Ik heb het onderzoek van Hielkema met interesse gelezen. Wat we mee nemen op vakantie is vooral ‘vanwege gemak’, zegt hij. Ik stel me voor dat je laat op de dag op je bestemming aankomt en dat alles dan dicht is. Dan is het handig als je koffie en thee bij je hebt blijkbaar, want dat is wat we het meest meenemen.
Jaha, want we gaan wel graag naar upcoming landen als Albanië en Georgië, maar van dat eten daar moeten we niks hebben. Daarom ook dat we verder graag kaas, pindakaas en hagelslag meenemen, Koekjes, snoepjes ook. En wasmiddelen. Hé, wij waren toch ontdekkingsreizigers?
Vroeger maakte mijn moeder altijd koude schotel klaar voor als ik op vakantie ging. Aardappelen, groenten, ei, tot kleine blokjes gesneden karbonade en mayonaise. Man, man, man wat was dat lekker. Reden we om 04.30 weg om op tijd aan te komen in Zuid Frankrijk of Midden Italië en dan kon ik bij Wesepe al niet van dat eten afblijven.
Dat gemakseten (koude schotel is eigenlijk net als kruudmoes, je kunt het ’s ochtends meenemen voor tussen de middag want hoeft het niet op te warmen) was toch wel alles wat ik meenam. Ik hoorde en hoor om me heen dat mensen zelfs vlees laten conserveren voor maaltijden in de caravan op een dor veldje ergens aan de andere kant van Europa. Nou, dan ben je een lefgozer. “Van die olijfolie daar, raken mijn darmen van slag” is de reden.
Maar, heeft Hielkema onderzocht, na verloop van tijd gaan we toch integreren daar op de vakantielokatie. We proberen iedere keer iets meer van die buitenlandse eetgewoontes.
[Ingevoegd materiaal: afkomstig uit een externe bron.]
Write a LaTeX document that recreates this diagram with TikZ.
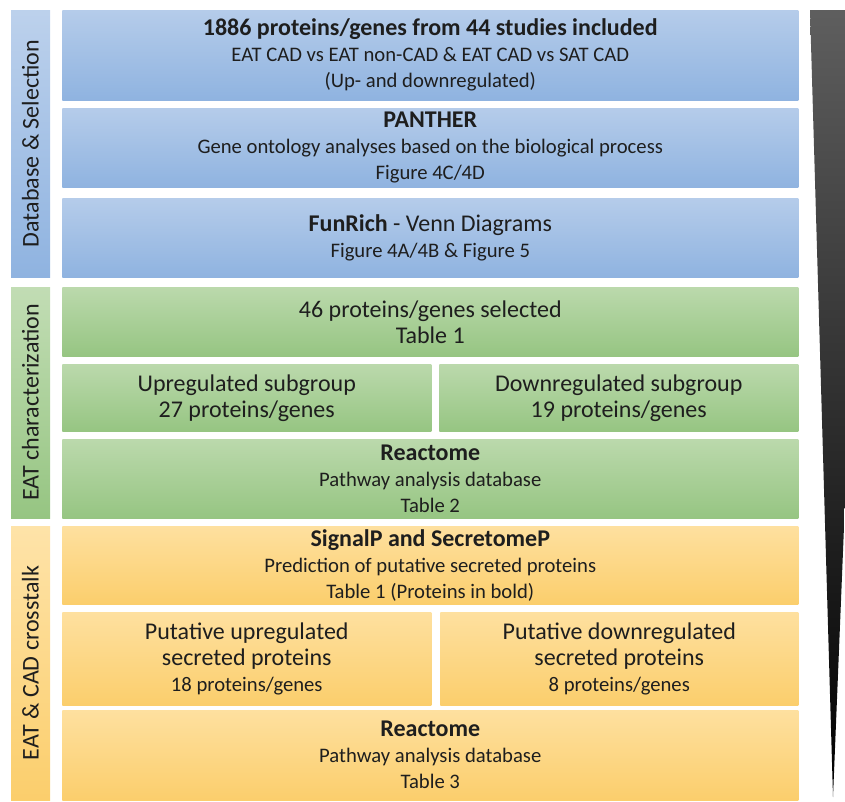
\documentclass[tikz,border=0pt]{standalone}
\usepackage{fontspec}
\setmainfont{Carlito}

\definecolor{txt}{HTML}{1E1E1E}
\definecolor{blueT}{HTML}{B5CCEA}
\definecolor{blueB}{HTML}{8FB3E0}
\definecolor{greenT}{HTML}{BBD9AC}
\definecolor{greenB}{HTML}{96C582}
\definecolor{orangeT}{HTML}{FEE09F}
\definecolor{orangeB}{HTML}{FBCE6C}

% heading line inside a panel
\newcommand{\panelhead}[1]{{\fontsize{18}{21}\selectfont\bfseries #1}}
% larger body line
\newcommand{\panelbig}[1]{{\fontsize{18}{21}\selectfont #1}}

\begin{document}
\begin{tikzpicture}[x=1pt,y=1pt,font=\fontsize{15.5}{19.5}\selectfont]
    \tikzset{
      panel/.style={anchor=north west, inner sep=0pt, align=center, text=txt},
      bluep/.style={panel, top color=blueT, bottom color=blueB},
      greenp/.style={panel, top color=greenT, bottom color=greenB},
      orangep/.style={panel, top color=orangeT, bottom color=orangeB},
      side/.style={rotate=90, inner sep=0pt, minimum height=29.25,
                   font=\fontsize{18}{21}\selectfont, text=txt},
    }
    \useasboundingbox (0,0) rectangle (633.75,-600.75);

    % stage labels on the left
    \node[side, top color=blueT!90, bottom color=blueB, minimum width=200.25]
      (sdb) at (22.875,-107.625) {Database \& Selection};
    \node[side, top color=greenT!90, bottom color=greenB, minimum width=173.25]
      (seat) at (22.875,-301.875) {EAT characterization};
    \node[side, top color=orangeT!90, bottom color=orangeB, minimum width=205.5]
      (scad) at (22.875,-497.25) {EAT \& CAD crosstalk};

    % database and selection
    \node[bluep, minimum width=552, minimum height=67.5] (db) at (46.5,-7.5)
      {\panelhead{1886 proteins/genes from 44 studies included}\\
       EAT CAD vs EAT non-CAD \& EAT CAD vs SAT CAD\\
       (Up- and downregulated)};
    \node[bluep, minimum width=552, minimum height=59.25] (panther) at (46.5,-81)
      {\panelhead{PANTHER}\\
       Gene ontology analyses based on the biological process\\
       Figure 4C/4D};
    \node[bluep, minimum width=552, minimum height=59.25] (funrich) at (46.5,-148.5)
      {\panelbig{\textbf{FunRich} - Venn Diagrams}\\
       Figure 4A/4B \& Figure 5};

    % EAT characterization
    \node[greenp, minimum width=552, minimum height=51.75] (sel) at (46.5,-215.25)
      {\panelbig{46 proteins/genes selected}\\ \panelbig{Table 1}};
    \node[greenp, minimum width=276.75, minimum height=50.25] (up) at (46.5,-273)
      {\panelbig{Upregulated subgroup}\\ \panelbig{27 proteins/genes}};
    \node[greenp, minimum width=269.25, minimum height=50.25] (down) at (329.25,-273)
      {\panelbig{Downregulated subgroup}\\ \panelbig{19 proteins/genes}};
    \node[greenp, minimum width=552, minimum height=59.25] (react) at (46.5,-329.25)
      {\panelhead{Reactome}\\
       Pathway analysis database\\
       Table 2};

    % EAT and CAD crosstalk
    \node[orangep, minimum width=552, minimum height=58.5] (signal) at (46.5,-394.5)
      {\panelhead{SignalP and SecretomeP}\\
       Prediction of putative secreted proteins\\
       Table 1 (Proteins in bold)};
    \node[orangep, minimum width=276.75, minimum height=69.75] (pup) at (46.5,-459)
      {\panelbig{Putative upregulated}\\ \panelbig{secreted proteins}\\
       18 proteins/genes};
    \node[orangep, minimum width=268.5, minimum height=69.75] (pdown) at (330,-459)
      {\panelbig{Putative downregulated}\\ \panelbig{secreted proteins}\\
       8 proteins/genes};
    \node[orangep, minimum width=552, minimum height=67.5] (react2) at (46.5,-532.5)
      {\panelhead{Reactome}\\
       Pathway analysis database\\
       Table 3};

    % narrowing wedge on the right
    \begin{scope}
      \clip (0,0) rectangle (633.75,-600.75);
      \shade[top color=black!63, middle color=black!95, bottom color=black]
        (607.5,-7.5) -- (648.75,-7.5) -- (624.75,-597.75) -- cycle;
    \end{scope}
\end{tikzpicture}
\end{document}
Vast ook, omdat dat goedkoper scoren is in de supermarkt. “Buitenlandse vakanties zijn misschien wel een even belangrijke bron van inspiratie voor Nederlandse thuiskoks als receptenwebsites of gratis supermarktbladen.”
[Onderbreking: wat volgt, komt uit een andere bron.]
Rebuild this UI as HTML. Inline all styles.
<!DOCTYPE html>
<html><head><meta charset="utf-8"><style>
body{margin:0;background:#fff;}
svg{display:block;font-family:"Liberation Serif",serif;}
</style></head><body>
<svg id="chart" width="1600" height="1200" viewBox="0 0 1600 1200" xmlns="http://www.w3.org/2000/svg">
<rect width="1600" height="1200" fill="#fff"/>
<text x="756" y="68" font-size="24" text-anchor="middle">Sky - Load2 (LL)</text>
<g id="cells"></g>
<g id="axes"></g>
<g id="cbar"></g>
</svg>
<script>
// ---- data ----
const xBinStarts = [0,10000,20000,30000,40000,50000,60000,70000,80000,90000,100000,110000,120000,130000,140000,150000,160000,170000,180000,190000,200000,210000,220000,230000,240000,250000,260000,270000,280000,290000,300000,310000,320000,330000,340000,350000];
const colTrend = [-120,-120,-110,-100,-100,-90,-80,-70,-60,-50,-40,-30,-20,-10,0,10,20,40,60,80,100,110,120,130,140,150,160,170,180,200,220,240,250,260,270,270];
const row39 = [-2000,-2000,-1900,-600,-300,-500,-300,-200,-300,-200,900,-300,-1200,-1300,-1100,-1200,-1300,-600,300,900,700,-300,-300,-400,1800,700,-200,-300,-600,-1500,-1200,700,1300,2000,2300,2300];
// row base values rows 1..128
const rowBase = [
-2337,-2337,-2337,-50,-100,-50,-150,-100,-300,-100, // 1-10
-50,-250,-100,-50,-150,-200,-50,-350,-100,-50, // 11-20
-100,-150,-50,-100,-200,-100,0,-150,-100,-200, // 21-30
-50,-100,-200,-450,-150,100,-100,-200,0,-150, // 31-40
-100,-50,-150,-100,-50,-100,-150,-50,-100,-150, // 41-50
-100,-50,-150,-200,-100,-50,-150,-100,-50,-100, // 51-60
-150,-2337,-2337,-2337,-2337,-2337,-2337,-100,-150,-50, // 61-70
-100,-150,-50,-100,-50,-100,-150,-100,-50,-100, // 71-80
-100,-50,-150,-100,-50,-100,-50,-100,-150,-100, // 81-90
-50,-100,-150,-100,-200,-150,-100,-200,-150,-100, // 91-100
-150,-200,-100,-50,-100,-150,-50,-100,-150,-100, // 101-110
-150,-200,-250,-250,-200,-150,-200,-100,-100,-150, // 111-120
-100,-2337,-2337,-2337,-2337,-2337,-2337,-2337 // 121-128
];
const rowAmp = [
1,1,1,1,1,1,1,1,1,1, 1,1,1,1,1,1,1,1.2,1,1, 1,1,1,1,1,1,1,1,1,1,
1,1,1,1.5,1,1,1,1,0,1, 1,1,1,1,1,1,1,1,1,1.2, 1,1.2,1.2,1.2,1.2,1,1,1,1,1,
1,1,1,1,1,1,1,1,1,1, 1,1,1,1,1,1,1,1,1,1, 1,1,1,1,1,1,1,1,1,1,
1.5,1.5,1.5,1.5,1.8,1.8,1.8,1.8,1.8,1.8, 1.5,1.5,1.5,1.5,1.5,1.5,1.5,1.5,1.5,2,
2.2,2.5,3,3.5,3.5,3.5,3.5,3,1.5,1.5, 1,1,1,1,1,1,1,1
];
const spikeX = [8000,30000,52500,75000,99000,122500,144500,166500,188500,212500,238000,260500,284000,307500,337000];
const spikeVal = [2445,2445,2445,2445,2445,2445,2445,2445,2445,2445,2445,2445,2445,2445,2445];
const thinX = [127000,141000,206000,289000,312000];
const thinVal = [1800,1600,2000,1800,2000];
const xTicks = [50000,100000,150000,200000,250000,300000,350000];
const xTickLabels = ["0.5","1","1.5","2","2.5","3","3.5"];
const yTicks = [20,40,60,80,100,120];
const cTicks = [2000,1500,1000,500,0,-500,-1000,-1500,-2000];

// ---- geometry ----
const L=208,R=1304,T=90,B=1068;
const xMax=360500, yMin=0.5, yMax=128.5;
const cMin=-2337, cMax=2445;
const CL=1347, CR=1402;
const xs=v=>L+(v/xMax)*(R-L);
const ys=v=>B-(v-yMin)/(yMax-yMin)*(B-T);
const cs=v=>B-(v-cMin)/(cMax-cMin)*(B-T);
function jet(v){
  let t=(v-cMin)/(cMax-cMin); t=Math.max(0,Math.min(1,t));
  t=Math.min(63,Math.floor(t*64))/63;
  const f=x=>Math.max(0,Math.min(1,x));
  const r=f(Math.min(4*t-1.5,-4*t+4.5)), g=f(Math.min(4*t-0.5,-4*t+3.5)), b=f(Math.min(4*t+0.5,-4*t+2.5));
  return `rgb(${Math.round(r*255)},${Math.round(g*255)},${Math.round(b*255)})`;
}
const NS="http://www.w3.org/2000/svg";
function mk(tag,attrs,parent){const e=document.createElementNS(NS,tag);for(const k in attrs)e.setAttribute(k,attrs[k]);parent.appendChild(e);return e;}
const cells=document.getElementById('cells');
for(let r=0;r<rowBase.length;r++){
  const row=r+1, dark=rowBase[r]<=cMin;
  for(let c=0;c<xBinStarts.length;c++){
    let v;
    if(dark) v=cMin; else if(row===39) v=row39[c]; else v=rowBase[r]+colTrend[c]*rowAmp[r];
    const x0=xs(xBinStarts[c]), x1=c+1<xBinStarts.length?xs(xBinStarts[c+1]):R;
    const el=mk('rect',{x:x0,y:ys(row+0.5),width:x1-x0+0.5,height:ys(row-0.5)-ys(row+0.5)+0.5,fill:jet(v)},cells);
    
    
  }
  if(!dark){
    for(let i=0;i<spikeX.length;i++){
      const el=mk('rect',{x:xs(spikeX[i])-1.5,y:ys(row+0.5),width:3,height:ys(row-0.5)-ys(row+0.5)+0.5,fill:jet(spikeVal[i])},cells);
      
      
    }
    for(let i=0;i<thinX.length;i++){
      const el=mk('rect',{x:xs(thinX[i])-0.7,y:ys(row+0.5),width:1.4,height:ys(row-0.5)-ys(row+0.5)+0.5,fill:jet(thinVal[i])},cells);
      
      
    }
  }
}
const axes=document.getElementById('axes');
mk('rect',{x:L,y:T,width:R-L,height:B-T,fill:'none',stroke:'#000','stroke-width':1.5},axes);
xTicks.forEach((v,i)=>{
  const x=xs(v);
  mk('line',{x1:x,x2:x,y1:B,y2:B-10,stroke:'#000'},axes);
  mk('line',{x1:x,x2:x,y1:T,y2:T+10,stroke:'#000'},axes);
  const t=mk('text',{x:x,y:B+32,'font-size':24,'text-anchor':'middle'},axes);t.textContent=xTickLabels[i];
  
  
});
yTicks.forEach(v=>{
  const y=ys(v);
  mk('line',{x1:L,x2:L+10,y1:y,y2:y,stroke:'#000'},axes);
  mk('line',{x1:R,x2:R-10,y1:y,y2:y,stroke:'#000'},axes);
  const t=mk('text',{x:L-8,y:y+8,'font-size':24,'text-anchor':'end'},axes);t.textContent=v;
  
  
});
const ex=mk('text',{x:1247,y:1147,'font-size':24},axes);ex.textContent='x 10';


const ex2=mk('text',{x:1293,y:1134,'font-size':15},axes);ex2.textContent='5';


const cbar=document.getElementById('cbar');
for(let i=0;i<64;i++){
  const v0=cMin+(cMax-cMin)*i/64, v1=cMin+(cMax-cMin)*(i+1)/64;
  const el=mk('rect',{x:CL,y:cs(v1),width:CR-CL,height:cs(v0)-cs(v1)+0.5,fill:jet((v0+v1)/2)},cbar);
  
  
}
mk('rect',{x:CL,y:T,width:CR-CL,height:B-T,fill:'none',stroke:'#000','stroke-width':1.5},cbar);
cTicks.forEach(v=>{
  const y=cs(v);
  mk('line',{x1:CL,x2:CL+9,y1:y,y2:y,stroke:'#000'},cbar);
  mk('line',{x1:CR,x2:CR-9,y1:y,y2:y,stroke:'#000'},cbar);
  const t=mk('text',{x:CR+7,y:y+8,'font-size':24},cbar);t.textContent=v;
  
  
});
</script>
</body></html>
Dat gaat zo ver dat ik iemand hoorde zeggen: “doe mij maar die typisch Hollandse kost, ach wat heb ik zin in een broodje shoarma!” Als je dan niet geïnspireerd bent door de buitenlandse keuken!
Als je veel eten meeneemt naar vakantie, heb je ruimte over voor de terugweg. Die vullen we dan ook weer op met eten. En drinken. Vooral drinken. Die lekkere wijn van daar, daar wil je thuis nog zo lang mogelijk van blijven genieten. Maar dat valt tegen, want je hebt er dan de zon, het terras en de mediterrane geuren niet bij. En die olijfolie bakt de karbonade eigenlijk ook helemaal niet lekker. Net als de kruiden niet passen bij de aardappelen met boontjes.
Gelukkig had je ook kazen en droge worsten mee terug genomen. Maar ja, die waren na drie dagen al weer op.